Is it better to plant trees or not?
A long time ago in Northern Europe, dense forest was converted to farmland and has remained so ever since. Now there’s a movement to reforest some of those lands in an effort to counteract climate change.
But the picture is complicated. Farmland may not absorb much carbon, but it accumulates snow in the winter which reflects light back into space creating a cooling effect in the atmosphere. Dark-colored forests, on the other hand, absorb a lot of heat, but the vegetation also locks down carbon. So is it better to plant trees or not?
Previous studies showed that farmland was a better mitigator of climate change in the Northern Europe than forests. But a new study out in the most recent edition of Geophysical Research Letters challenges that conclusion. Research led by Julia Pongratz at Stanford University found that you have to look more closely at the land to make a determination.
Using computer simulations, the researchers found that the most productive farmland would be better to convert back into forests, from a climate perspective. That’s because productive land can support a lot of vegetation. It would thereby capture more carbon than it would serve as a light reflector back into space when snow-covered.

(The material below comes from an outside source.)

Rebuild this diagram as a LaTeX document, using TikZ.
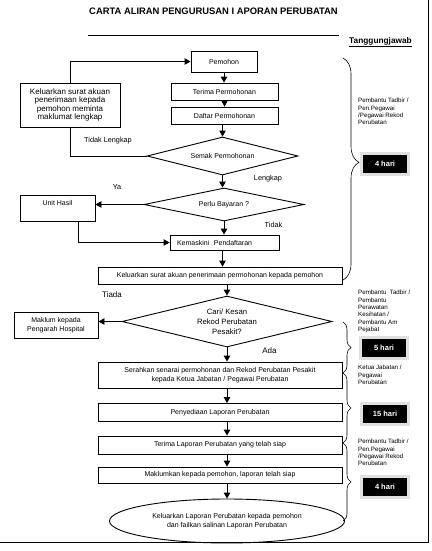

It turns out, not surprisingly, that the most productive land in Northern Europe is farmland, and is also in areas with lower snowfall. The researchers conclude that, on the whole, reforesting farmland in Northern Europe would be a good thing for climate change mitigation.
They didn’t get into the economic or social aspects of taking the most productive farmland out of food production. No doubt that’s bound to raise some hackles.